As I said, with the profile I use, images do have a little bit of a red cast to them. But this is representative of the reddishness I would see in unadjusted images if I sent them to the press as-is. Therefore, after I do my preliminary editing on a photo and then convert to CMYK (I never do significant color work on a photo bound for offset printing until I'm ready to convert it to CMYK), I will then use the Color Adjustment tools in Photoshop to fix the "red tinge" and make it look good. Because I know my calibration is spot on, I know that by removing a little red (adding cyan) or whatever other adjustment, what I see (that is to say, what I fix) on my screen is how the photo will come out on the press.
Suzanna Chapman · February 13, 2011 - 23:36 EST #11
This sounds very interesting. I am a little apprehensive in trying it. The problem I am having is that the colors I see on the screen are not what prints. It has slowly become worse. I have a 5 year old mac and a 2 year old epson 1900 printer. I have calibrated with a huey pro and very little difference.Please help!

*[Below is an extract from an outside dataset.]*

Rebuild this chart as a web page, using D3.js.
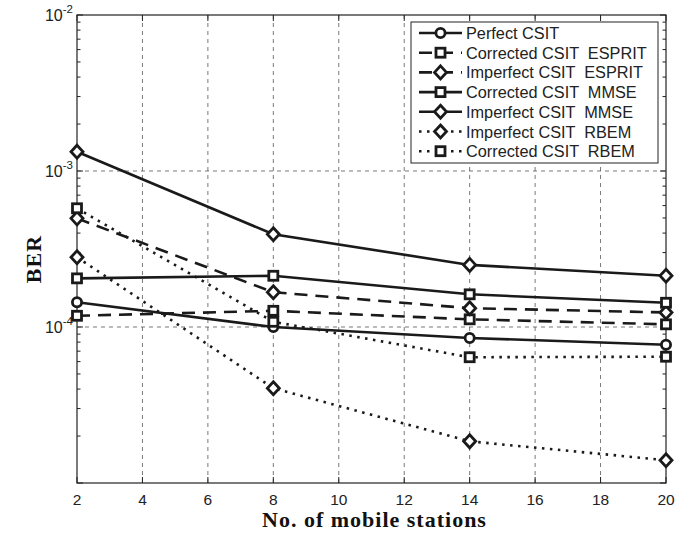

Lee Bennett (ATPM Staff) · February 13, 2011 - 23:50 EST #12
Suzanna - this article largely only covered calibrating a monitor to show proper colors. First of all, you have to accept that a monitor can *never* show exactly the same colors as print because a monitor is a light source and a printed item is reflecting external light. Then, there's a different process from what is described here for calibrating a printer. Regretfully, that process is something I'm not as familiar with. I know that it involves outputting a color target sheet and building an output color profile that compensates your computer output to what the printer is capable of outputting. Building that profile is the part I am unfamiliar with. A service bureau did that for me.